I give you, Mr. Squiggles! Enjoy!
edit: hard to see, but it's 23 muscles, total of around 65 neurons (two hidden layers of 15 each). There are two layers of muscles. First, one connecting each bone to to the next to give it some structure, and then another one connecting every other bone for strength. Some of these muscles can contradict each other or have difficult to predict effects on each other, so the bot needs to fight itself to actually converge on something.
This was WAY harder than I thought. My own rules making it so much harder on myself than I needed to be. I never saw any late-game emergence. I've left it on overnight with different bots and different setups and basically been simulating one thing or another for about 2 weeks straight and I never saw any later-game emergence.

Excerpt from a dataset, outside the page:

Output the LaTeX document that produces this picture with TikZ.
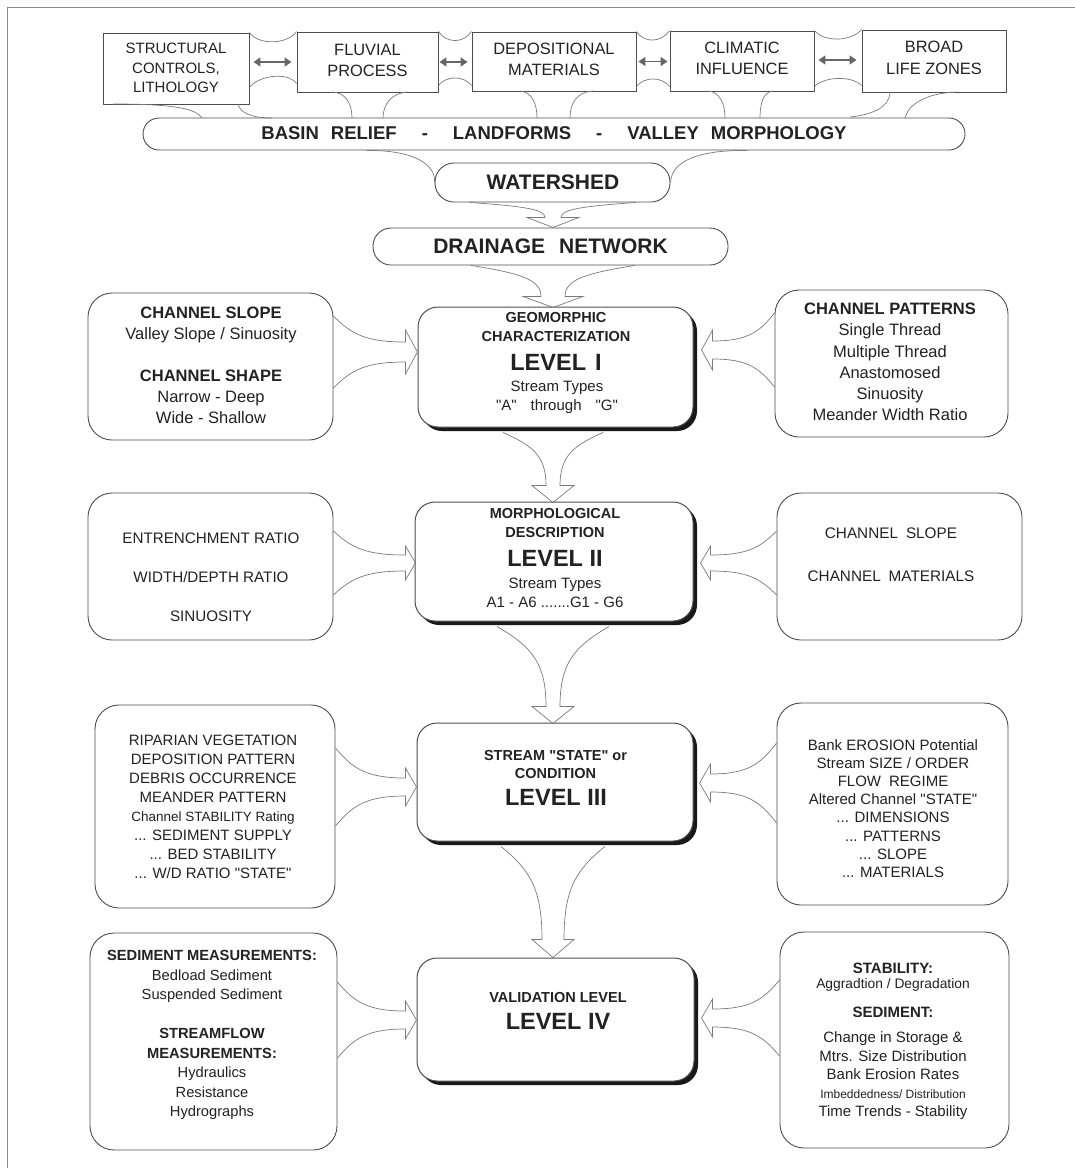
\documentclass[tikz,border=0pt]{standalone}
\usepackage{fontspec}
\setmainfont{Liberation Sans}[Ligatures=TeXOff]
\usetikzlibrary{shadows,arrows.meta}
\definecolor{ink}{HTML}{222222}
\definecolor{edge}{HTML}{4D4D4D}
\definecolor{flow}{HTML}{7A7A7A}
\definecolor{linkgray}{HTML}{666666}
\definecolor{framegray}{HTML}{8A8A8A}
\newcommand\setfs[2]{\fontsize{#1}{#2}\selectfont}
\tikzset{
  flowline/.style={draw=flow, line width=0.7pt},
  topbox/.style={draw=edge, line width=0.9pt, fill=white, inner sep=0pt},
  barbox/.style={draw=edge, line width=0.9pt, fill=white, inner sep=0pt},
  sidebox/.style={draw=edge, line width=0.9pt, rounded corners=24pt, inner sep=0pt},
  levelbox/.style={draw=edge, line width=1pt, fill=white, rounded corners=20pt, inner sep=0pt,
    drop shadow={shadow xshift=4pt, shadow yshift=-4pt, fill=black!90, opacity=1}},
  lbl/.style={text=ink, align=center, inner sep=0pt},
  twoway/.style={draw=linkgray, line width=1.7pt,
    arrows={Triangle[length=7pt,width=9pt]-Triangle[length=7pt,width=9pt]}},
  % hollow funnel arrow: length, half spread at source, half shaft, half head, head depth
  pics/funnel/.style n args={5}{code={
    \draw[flowline] (0,#2)
      .. controls ({0.25*(#1-#5)},{#3+0.3*(#2-#3)}) and ({0.45*(#1-#5)},#3) .. ({#1-#5},#3)
      -- ({#1-#5},#4) -- (#1,0) -- ({#1-#5},-#4) -- ({#1-#5},-#3)
      .. controls ({0.45*(#1-#5)},-#3) and ({0.25*(#1-#5)},{-#3-0.3*(#2-#3)}) .. (0,-#2);
  }},
}
\begin{document}
\begin{tikzpicture}[x=1pt,y=1pt]
\useasboundingbox (0,0) rectangle (1075,-1168);
\fill[white] (0,0) rectangle (1075,-1168);
\draw[framegray, line width=0.8pt] (7,-1168) -- (7,-7) -- (1075,-7);

% ---------- top row of controlling factors ----------
\node[topbox, minimum width=146pt, minimum height=71pt] (b1) at (176,-68.5) {};
\node[lbl, font=\setfs{15}{19.5}] (b1t) at (176,-68) {STRUCTURAL\\CONTROLS,\\LITHOLOGY};
\node[topbox, minimum width=141pt, minimum height=60pt] (b2) at (367.5,-62) {};
\node[lbl, font=\setfs{16.4}{21}] (b2t) at (367.5,-60.5) {FLUVIAL\\PROCESS};
\node[topbox, minimum width=164pt, minimum height=59pt] (b3) at (554,-61.5) {};
\node[lbl, font=\setfs{16.4}{21}] (b3t) at (554,-59.5) {DEPOSITIONAL\\MATERIALS};
\node[topbox, minimum width=144pt, minimum height=60pt] (b4) at (742,-61) {};
\node[lbl, font=\setfs{16.4}{21}] (b4t) at (742,-58.5) {CLIMATIC\\INFLUENCE};
\node[topbox, minimum width=144pt, minimum height=62pt] (b5) at (934,-61) {};
\node[lbl, font=\setfs{16.4}{22}] (b5t) at (934,-58) {BROAD\\LIFE ZONES};

% waists between neighbouring boxes
\draw[flowline] (b1.north east) .. controls +(9,-13) and +(-9,-13) .. (b2.north west);
\draw[flowline] ([yshift=17pt]b1.south east) .. controls +(9,12) and +(-9,12) .. ([yshift=9pt]b2.south west);
\draw[flowline] (b2.north east) .. controls +(8,-12) and +(-8,-12) .. (b3.north west);
\draw[flowline] ([yshift=7pt]b2.south east) .. controls +(8,10) and +(-8,10) .. ([yshift=6pt]b3.south west);
\draw[flowline] (b3.north east) .. controls +(8,-12) and +(-8,-12) .. (b4.north west);
\draw[flowline] ([yshift=5pt]b3.south east) .. controls +(8,10) and +(-8,10) .. ([yshift=5pt]b4.south west);
\draw[flowline] (b4.north east) .. controls +(10,-12) and +(-10,-12) .. (b5.north west);
\draw[flowline] ([yshift=5pt]b4.south east) .. controls +(10,10) and +(-10,10) .. ([yshift=7pt]b5.south west);

% two-way links
\draw[twoway, shorten <=4pt, shorten >=5pt] (b1.east |- b2.west) -- (b2.west);
\draw[twoway, shorten <=1pt, shorten >=4pt] (b2.east) -- (b3.west |- b2.east);
\draw[twoway, shorten <=2pt, shorten >=2pt] (b3.east) -- (b4.west |- b3.east);
\draw[twoway, shorten <=4pt, shorten >=5pt] (b4.east |- 0,-60) -- (b5.west |- 0,-60);

% ---------- basin relief bar ----------
\node[barbox, rounded corners=16pt, minimum width=822pt, minimum height=32pt] (basin) at (554,-134) {};
\node[lbl, font=\bfseries\setfs{18.5}{22}] (basint) at (554,-133.5)
  {BASIN\hspace{12pt}RELIEF\hspace{25pt}-\hspace{25pt}LANDFORMS\hspace{25pt}-\hspace{25pt}VALLEY\hspace{12pt}MORPHOLOGY};

% necks from the factor boxes into the bar
\draw[flowline] (113,-104) .. controls (170,-104) and (196,-108) .. (202,-118);
\draw[flowline] (238,-104) .. controls (240,-113) and (252,-118) .. (272,-118);
\draw[flowline] (333,-92) .. controls (346,-93) and (352,-104) .. (352,-118);
\draw[flowline] (407,-92) .. controls (392,-93) and (383,-104) .. (383,-118);
\draw[flowline] (520,-91) .. controls (532,-92) and (537,-104) .. (537,-118);
\draw[flowline] (593,-91) .. controls (576,-92) and (570,-104) .. (570,-118);
\draw[flowline] (708,-91) .. controls (720,-92) and (725,-104) .. (725,-118);
\draw[flowline] (773,-91) .. controls (763,-92) and (760,-104) .. (760,-118);
\draw[flowline] (890,-92) .. controls (890,-108) and (870,-115) .. (850,-117);
\draw[flowline] (957,-92) .. controls (925,-93) and (908,-105) .. (905,-118);

% ---------- watershed and drainage network ----------
\node[barbox, rounded corners=19pt, minimum width=235pt, minimum height=39pt] (ws) at (552.5,-182.5) {};
\node[lbl, font=\bfseries\setfs{21}{25}] (wst) at (553,-182.5) {WATERSHED};
\draw[flowline] (basin.south -| 367,0) .. controls (415,-150) and (436,-165) .. (ws.west);
\draw[flowline] (basin.south -| 747,0) .. controls (700,-150) and (672,-160) .. (ws.east);

\node[barbox, rounded corners=18pt, minimum width=355pt, minimum height=37pt] (dn) at (550.5,-246.5) {};
\node[lbl, font=\bfseries\setfs{21}{25}] (dnt) at (550.5,-246.5) {DRAINAGE\hspace{14pt}NETWORK};

\path ([xshift=0.5pt]ws.south) pic[rotate=-90] {funnel={25}{83}{8}{26}{10}};
\path ([xshift=2.5pt]dn.south) pic[rotate=-90] {funnel={42}{82}{12}{30}{11}};

% ---------- level boxes ----------
\node[levelbox, minimum width=275pt, minimum height=120pt] (lv1) at (555.5,-367) {};
\node[lbl, font=\bfseries\setfs{14.5}{19}] (lv1h) at (556,-327.5) {GEOMORPHIC\\CHARACTERIZATION};
\node[lbl, font=\bfseries\setfs{23.5}{28}] (lv1n) at (556,-362) {LEVEL\hspace{9pt}I};
\node[lbl, font=\setfs{15}{19}] (lv1s) at (557,-397.5) {Stream Types\\"A"\hspace{14pt}through\hspace{14pt}"G"};

\node[levelbox, minimum width=278pt, minimum height=119pt] (lv2) at (554,-561.5) {};
\node[lbl, font=\bfseries\setfs{14.5}{19}] (lv2h) at (555,-522.5) {MORPHOLOGICAL\\DESCRIPTION};
\node[lbl, font=\bfseries\setfs{23.5}{28}] (lv2n) at (555,-558) {LEVEL II};
\node[lbl, font=\setfs{15}{19}] (lv2s) at (555,-592.5) {Stream Types\\A1 - A6 .......G1 - G6};

\node[levelbox, minimum width=276pt, minimum height=118pt] (lv3) at (555,-782) {};
\node[lbl, font=\bfseries\setfs{14.5}{18}] (lv3h) at (555.5,-764) {STREAM "STATE" or\\CONDITION};
\node[lbl, font=\bfseries\setfs{23.5}{28}] (lv3n) at (556,-797.5) {LEVEL III};

\node[levelbox, minimum width=277pt, minimum height=123pt] (lv4) at (555.5,-1019.5) {};
\node[lbl, font=\bfseries\setfs{14.5}{19}] (lv4h) at (558,-997) {VALIDATION LEVEL};
\node[lbl, font=\bfseries\setfs{23.5}{28}] (lv4n) at (558,-1021) {LEVEL IV};

\path ([xshift=-2.5pt,yshift=-5pt]lv1.south) pic[rotate=-90] {funnel={70}{50}{7}{21}{17}};
\path ([xshift=-1pt,yshift=-5pt]lv2.south) pic[rotate=-90] {funnel={97}{56}{7}{21}{17}};
\path ([xshift=-2pt,yshift=-5pt]lv3.south) pic[rotate=-90] {funnel={111}{52}{11}{21}{18}};

% ---------- side boxes, left ----------
\node[sidebox, minimum width=245pt, minimum height=147pt] (lb1) at (210.5,-366.5) {};
\node[lbl, font=\setfs{16.5}{21}] (lb1t) at (211,-365)
  {\textbf{CHANNEL SLOPE}\\Valley Slope / Sinuosity\\[21pt]\textbf{CHANNEL SHAPE}\\Narrow - Deep\\Wide - Shallow};

\node[sidebox, minimum width=245pt, minimum height=147pt] (lb2) at (210.5,-566.5) {};
\node[lbl, font=\setfs{15.2}{39}] (lb2t) at (211,-577) {ENTRENCHMENT RATIO\\WIDTH/DEPTH RATIO\\SINUOSITY};

\node[sidebox, minimum width=240pt, minimum height=203pt] (lb3) at (215,-806.5) {};
\node[lbl, font=\setfs{15}{19}] (lb3t) at (213,-806.5)
  {RIPARIAN VEGETATION\\DEPOSITION PATTERN\\DEBRIS OCCURRENCE\\MEANDER PATTERN\\{\setfs{13.5}{19}Channel STABILITY Rating}\\... SEDIMENT SUPPLY\\... BED STABILITY\\... W/D RATIO "STATE"};

\node[sidebox, minimum width=247pt, minimum height=217pt] (lb4) at (213.5,-1041.5) {};
\node[lbl, font=\setfs{14.7}{19.5}] (lb4t) at (212,-1035)
  {\textbf{SEDIMENT MEASUREMENTS:}\\Bedload Sediment\\Suspended Sediment\\[19.5pt]\textbf{STREAMFLOW}\\\textbf{MEASUREMENTS:}\\Hydraulics\\Resistance\\Hydrographs};

% ---------- side boxes, right ----------
\node[sidebox, minimum width=233pt, minimum height=147pt] (rb1) at (891.5,-363.5) {};
\node[lbl, font=\setfs{16.5}{21.2}] (rb1t) at (890,-362)
  {\textbf{CHANNEL PATTERNS}\\Single Thread\\Multiple Thread\\Anastomosed\\Sinuosity\\Meander Width Ratio};

\node[sidebox, minimum width=245pt, minimum height=147pt] (rb2) at (899.5,-566.5) {};
\node[lbl, font=\setfs{15.3}{43}] (rb2t) at (891,-554.5) {CHANNEL\hspace{8pt}SLOPE\\CHANNEL\hspace{8pt}MATERIALS};

\node[sidebox, minimum width=231pt, minimum height=202pt] (rb3) at (892.5,-804) {};
\node[lbl, font=\setfs{15}{18.2}] (rb3t) at (893,-808.5)
  {Bank EROSION Potential\\Stream SIZE / ORDER\\FLOW\hspace{8pt}REGIME\\Altered Channel "STATE"\\... DIMENSIONS\\... PATTERNS\\... SLOPE\\... MATERIALS};

\node[sidebox, minimum width=229pt, minimum height=216pt] (rb4) at (894.5,-1040) {};
\node[lbl, font=\bfseries\setfs{15}{18}] (rb4a) at (893,-968.3) {STABILITY:};
\node[lbl, font=\setfs{13.8}{18}] (rb4b) at (893,-984.5) {Aggradtion / Degradation};
\node[lbl, font=\bfseries\setfs{15}{18}] (rb4c) at (893,-1012.7) {SEDIMENT:};
\node[lbl, font=\setfs{15}{18.5}] (rb4d) at (893,-1076)
  {Change in Storage \&\\Mtrs. Size Distribution\\Bank Erosion Rates\\{\setfs{12}{18.5}Imbeddedness/ Distribution}\\Time Trends - Stability};

% ---------- inputs into each level ----------
\path (lb1.east |- 0,-352) pic {funnel={84}{36}{10}{22}{12}};
\path (rb1.west |- 0,-350) pic[rotate=180] {funnel={73}{37}{9}{20}{11}};
\path (lb2.east |- 0,-563) pic {funnel={82}{32}{8}{17}{10}};
\path (rb2.west |- 0,-563) pic[rotate=180] {funnel={76}{32}{8}{17}{10}};
\path (lb3.east |- 0,-787) pic {funnel={81}{39}{9}{19}{11}};
\path (rb3.west |- 0,-783) pic[rotate=180] {funnel={77}{40}{9}{19}{11}};
\path (lb4.east |- 0,-1020) pic {funnel={79}{38}{9}{19}{11}};
\path (rb4.west |- 0,-1018) pic[rotate=180] {funnel={78}{38}{9}{19}{11}};
\end{tikzpicture}
\end{document}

Not saying it can't happen, but generally after thousands of generations, I've just gotten stuck in a rut.
The good news is, I didn't have to run these very long. I was able to get a nice satisfying video in 120 generations, or about 22 minutes. Not long term, but solved most of my criteria!
Enjoy!
Thanks, great reply!
I will start playing with those options. I hadn't even changed those at all yet. Especially mutation rate, I wasn't exactly sure how that worked. I'll start with that one and start introducing the others over time.
I've cut the legs down a little bit and strengthened the core, too. Cut it down to 8 muscles. It's climbing the stairs right now. Exactly like I was hoping I did get it to go from consistently falling down the stairs to hanging on the edge. It looks like it *wants* to start hopping up. But it's been about 900 generations and I've only seen it jump a couple of times.
It's going to make a really cool video watching it grow in all 4 simulations at once.
I watched the same 3 blue 1 brown series mentioned in the FAQ last year and have been obsessed ever since. Love this app, so simple and perfect for experimentation. Thanks for putting it together!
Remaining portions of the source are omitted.